Give the material once more, word for word, without any images.
◆ ◆ ◆
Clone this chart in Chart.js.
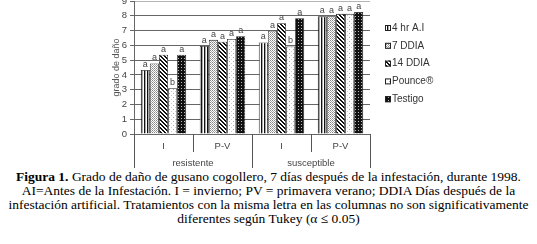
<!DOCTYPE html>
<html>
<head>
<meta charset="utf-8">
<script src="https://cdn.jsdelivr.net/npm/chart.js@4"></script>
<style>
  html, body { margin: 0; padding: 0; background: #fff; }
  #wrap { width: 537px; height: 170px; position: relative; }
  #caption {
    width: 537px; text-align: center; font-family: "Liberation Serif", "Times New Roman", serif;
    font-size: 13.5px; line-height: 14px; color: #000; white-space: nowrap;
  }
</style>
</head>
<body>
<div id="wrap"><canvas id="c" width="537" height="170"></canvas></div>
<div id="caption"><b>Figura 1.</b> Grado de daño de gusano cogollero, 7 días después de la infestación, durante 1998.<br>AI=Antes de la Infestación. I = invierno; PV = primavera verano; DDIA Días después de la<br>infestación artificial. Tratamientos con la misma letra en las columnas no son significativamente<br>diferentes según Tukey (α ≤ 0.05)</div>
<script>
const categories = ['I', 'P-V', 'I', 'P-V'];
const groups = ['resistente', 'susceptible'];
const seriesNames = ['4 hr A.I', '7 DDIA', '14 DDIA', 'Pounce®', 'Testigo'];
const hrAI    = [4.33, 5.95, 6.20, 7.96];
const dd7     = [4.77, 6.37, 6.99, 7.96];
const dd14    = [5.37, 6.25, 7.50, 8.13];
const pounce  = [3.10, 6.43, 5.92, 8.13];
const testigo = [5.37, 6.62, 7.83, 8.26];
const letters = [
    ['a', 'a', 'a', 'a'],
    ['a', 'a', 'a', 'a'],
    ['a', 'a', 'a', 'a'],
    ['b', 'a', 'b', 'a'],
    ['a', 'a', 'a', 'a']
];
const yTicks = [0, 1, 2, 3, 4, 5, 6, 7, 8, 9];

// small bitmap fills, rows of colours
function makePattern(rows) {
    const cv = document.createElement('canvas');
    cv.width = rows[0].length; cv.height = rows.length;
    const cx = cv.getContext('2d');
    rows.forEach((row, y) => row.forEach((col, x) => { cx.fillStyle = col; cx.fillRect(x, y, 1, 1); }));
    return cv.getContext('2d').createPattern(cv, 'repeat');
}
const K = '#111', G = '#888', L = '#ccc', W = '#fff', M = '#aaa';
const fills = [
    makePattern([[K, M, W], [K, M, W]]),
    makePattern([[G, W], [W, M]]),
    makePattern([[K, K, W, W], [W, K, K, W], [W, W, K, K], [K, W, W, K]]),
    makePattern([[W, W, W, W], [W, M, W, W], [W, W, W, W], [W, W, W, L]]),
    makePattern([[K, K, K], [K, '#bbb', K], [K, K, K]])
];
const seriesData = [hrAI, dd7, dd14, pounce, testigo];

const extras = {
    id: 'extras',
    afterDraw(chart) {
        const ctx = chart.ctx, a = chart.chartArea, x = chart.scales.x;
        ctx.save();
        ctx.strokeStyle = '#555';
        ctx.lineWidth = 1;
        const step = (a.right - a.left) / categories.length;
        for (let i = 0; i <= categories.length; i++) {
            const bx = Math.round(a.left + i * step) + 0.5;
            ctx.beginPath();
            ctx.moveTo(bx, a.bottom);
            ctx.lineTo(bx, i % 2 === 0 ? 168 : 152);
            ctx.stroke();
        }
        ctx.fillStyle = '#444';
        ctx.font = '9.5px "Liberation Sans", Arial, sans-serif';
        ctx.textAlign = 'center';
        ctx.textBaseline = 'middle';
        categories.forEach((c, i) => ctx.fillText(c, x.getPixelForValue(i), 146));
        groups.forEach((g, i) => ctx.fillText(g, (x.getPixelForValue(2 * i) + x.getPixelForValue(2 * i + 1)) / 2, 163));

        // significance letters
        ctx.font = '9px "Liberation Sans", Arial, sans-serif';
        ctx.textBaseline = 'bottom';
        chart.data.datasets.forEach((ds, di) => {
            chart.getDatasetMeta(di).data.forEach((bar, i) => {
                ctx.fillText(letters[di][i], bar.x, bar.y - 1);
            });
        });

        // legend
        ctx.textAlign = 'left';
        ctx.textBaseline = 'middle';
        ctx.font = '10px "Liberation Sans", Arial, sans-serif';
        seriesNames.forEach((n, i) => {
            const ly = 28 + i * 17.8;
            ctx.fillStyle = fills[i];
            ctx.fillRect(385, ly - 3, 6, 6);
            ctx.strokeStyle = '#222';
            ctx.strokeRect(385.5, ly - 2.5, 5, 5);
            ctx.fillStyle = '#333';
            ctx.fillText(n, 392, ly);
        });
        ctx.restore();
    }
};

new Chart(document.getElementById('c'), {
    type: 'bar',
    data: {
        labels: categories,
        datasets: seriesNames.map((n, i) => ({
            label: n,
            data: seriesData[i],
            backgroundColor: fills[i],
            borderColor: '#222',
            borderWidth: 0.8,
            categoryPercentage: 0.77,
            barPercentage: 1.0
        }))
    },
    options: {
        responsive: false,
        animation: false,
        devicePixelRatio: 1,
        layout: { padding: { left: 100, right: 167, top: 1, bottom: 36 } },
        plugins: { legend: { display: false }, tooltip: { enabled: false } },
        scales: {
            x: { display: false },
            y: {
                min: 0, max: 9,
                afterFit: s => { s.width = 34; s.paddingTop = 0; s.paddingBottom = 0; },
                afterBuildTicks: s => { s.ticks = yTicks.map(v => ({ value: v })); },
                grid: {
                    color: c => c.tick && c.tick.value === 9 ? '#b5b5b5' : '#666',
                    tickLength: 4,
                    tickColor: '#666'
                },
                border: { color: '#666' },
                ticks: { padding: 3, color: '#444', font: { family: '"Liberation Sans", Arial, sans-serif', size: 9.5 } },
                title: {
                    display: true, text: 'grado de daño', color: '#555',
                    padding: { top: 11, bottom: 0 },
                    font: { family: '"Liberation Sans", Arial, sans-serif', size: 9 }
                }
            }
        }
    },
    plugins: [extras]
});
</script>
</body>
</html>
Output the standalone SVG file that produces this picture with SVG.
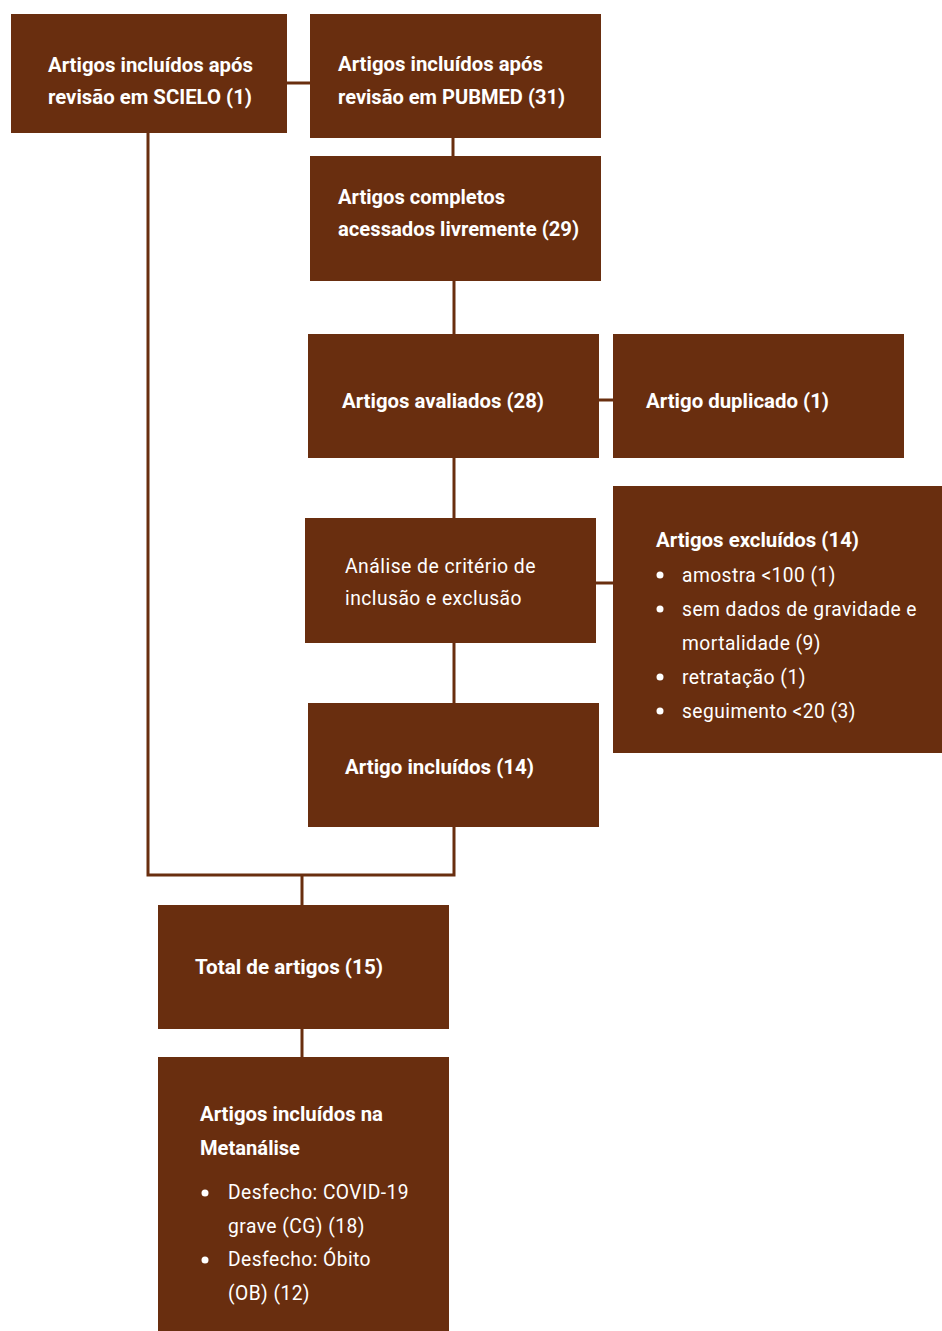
◆ ◆ ◆
▸ **TASK OUTPUT**
Clone this chart in Chart.js.
<!DOCTYPE html>
<html>
<head>
<meta charset="utf-8">
<script src="https://cdn.jsdelivr.net/npm/chart.js@4"></script>
<style>
  html, body { margin: 0; padding: 0; background: #fff; }
  #wrap { width: 537px; height: 170px; position: relative; }
  #caption {
    width: 537px; text-align: center; font-family: "Liberation Serif", "Times New Roman", serif;
    font-size: 13.5px; line-height: 14px; color: #000; white-space: nowrap;
  }
</style>
</head>
<body>
<div id="wrap"><canvas id="c" width="537" height="170"></canvas></div>
<div id="caption"><b>Figura 1.</b> Grado de daño de gusano cogollero, 7 días después de la infestación, durante 1998.<br>AI=Antes de la Infestación. I = invierno; PV = primavera verano; DDIA Días después de la<br>infestación artificial. Tratamientos con la misma letra en las columnas no son significativamente<br>diferentes según Tukey (α ≤ 0.05)</div>
<script>
const categories = ['I', 'P-V', 'I', 'P-V'];
const groups = ['resistente', 'susceptible'];
const seriesNames = ['4 hr A.I', '7 DDIA', '14 DDIA', 'Pounce®', 'Testigo'];
const hrAI    = [4.33, 5.95, 6.20, 7.96];
const dd7     = [4.77, 6.37, 6.99, 7.96];
const dd14    = [5.37, 6.25, 7.50, 8.13];
const pounce  = [3.10, 6.43, 5.92, 8.13];
const testigo = [5.37, 6.62, 7.83, 8.26];
const letters = [
    ['a', 'a', 'a', 'a'],
    ['a', 'a', 'a', 'a'],
    ['a', 'a', 'a', 'a'],
    ['b', 'a', 'b', 'a'],
    ['a', 'a', 'a', 'a']
];
const yTicks = [0, 1, 2, 3, 4, 5, 6, 7, 8, 9];

// small bitmap fills, rows of colours
function makePattern(rows) {
    const cv = document.createElement('canvas');
    cv.width = rows[0].length; cv.height = rows.length;
    const cx = cv.getContext('2d');
    rows.forEach((row, y) => row.forEach((col, x) => { cx.fillStyle = col; cx.fillRect(x, y, 1, 1); }));
    return cv.getContext('2d').createPattern(cv, 'repeat');
}
const K = '#111', G = '#888', L = '#ccc', W = '#fff', M = '#aaa';
const fills = [
    makePattern([[K, M, W], [K, M, W]]),
    makePattern([[G, W], [W, M]]),
    makePattern([[K, K, W, W], [W, K, K, W], [W, W, K, K], [K, W, W, K]]),
    makePattern([[W, W, W, W], [W, M, W, W], [W, W, W, W], [W, W, W, L]]),
    makePattern([[K, K, K], [K, '#bbb', K], [K, K, K]])
];
const seriesData = [hrAI, dd7, dd14, pounce, testigo];

const extras = {
    id: 'extras',
    afterDraw(chart) {
        const ctx = chart.ctx, a = chart.chartArea, x = chart.scales.x;
        ctx.save();
        ctx.strokeStyle = '#555';
        ctx.lineWidth = 1;
        const step = (a.right - a.left) / categories.length;
        for (let i = 0; i <= categories.length; i++) {
            const bx = Math.round(a.left + i * step) + 0.5;
            ctx.beginPath();
            ctx.moveTo(bx, a.bottom);
            ctx.lineTo(bx, i % 2 === 0 ? 168 : 152);
            ctx.stroke();
        }
        ctx.fillStyle = '#444';
        ctx.font = '9.5px "Liberation Sans", Arial, sans-serif';
        ctx.textAlign = 'center';
        ctx.textBaseline = 'middle';
        categories.forEach((c, i) => ctx.fillText(c, x.getPixelForValue(i), 146));
        groups.forEach((g, i) => ctx.fillText(g, (x.getPixelForValue(2 * i) + x.getPixelForValue(2 * i + 1)) / 2, 163));

        // significance letters
        ctx.font = '9px "Liberation Sans", Arial, sans-serif';
        ctx.textBaseline = 'bottom';
        chart.data.datasets.forEach((ds, di) => {
            chart.getDatasetMeta(di).data.forEach((bar, i) => {
                ctx.fillText(letters[di][i], bar.x, bar.y - 1);
            });
        });

        // legend
        ctx.textAlign = 'left';
        ctx.textBaseline = 'middle';
        ctx.font = '10px "Liberation Sans", Arial, sans-serif';
        seriesNames.forEach((n, i) => {
            const ly = 28 + i * 17.8;
            ctx.fillStyle = fills[i];
            ctx.fillRect(385, ly - 3, 6, 6);
            ctx.strokeStyle = '#222';
            ctx.strokeRect(385.5, ly - 2.5, 5, 5);
            ctx.fillStyle = '#333';
            ctx.fillText(n, 392, ly);
        });
        ctx.restore();
    }
};

new Chart(document.getElementById('c'), {
    type: 'bar',
    data: {
        labels: categories,
        datasets: seriesNames.map((n, i) => ({
            label: n,
            data: seriesData[i],
            backgroundColor: fills[i],
            borderColor: '#222',
            borderWidth: 0.8,
            categoryPercentage: 0.77,
            barPercentage: 1.0
        }))
    },
    options: {
        responsive: false,
        animation: false,
        devicePixelRatio: 1,
        layout: { padding: { left: 100, right: 167, top: 1, bottom: 36 } },
        plugins: { legend: { display: false }, tooltip: { enabled: false } },
        scales: {
            x: { display: false },
            y: {
                min: 0, max: 9,
                afterFit: s => { s.width = 34; s.paddingTop = 0; s.paddingBottom = 0; },
                afterBuildTicks: s => { s.ticks = yTicks.map(v => ({ value: v })); },
                grid: {
                    color: c => c.tick && c.tick.value === 9 ? '#b5b5b5' : '#666',
                    tickLength: 4,
                    tickColor: '#666'
                },
                border: { color: '#666' },
                ticks: { padding: 3, color: '#444', font: { family: '"Liberation Sans", Arial, sans-serif', size: 9.5 } },
                title: {
                    display: true, text: 'grado de daño', color: '#555',
                    padding: { top: 11, bottom: 0 },
                    font: { family: '"Liberation Sans", Arial, sans-serif', size: 9 }
                }
            }
        }
    },
    plugins: [extras]
});
</script>
</body>
</html>
Output the standalone SVG file that produces this picture with SVG.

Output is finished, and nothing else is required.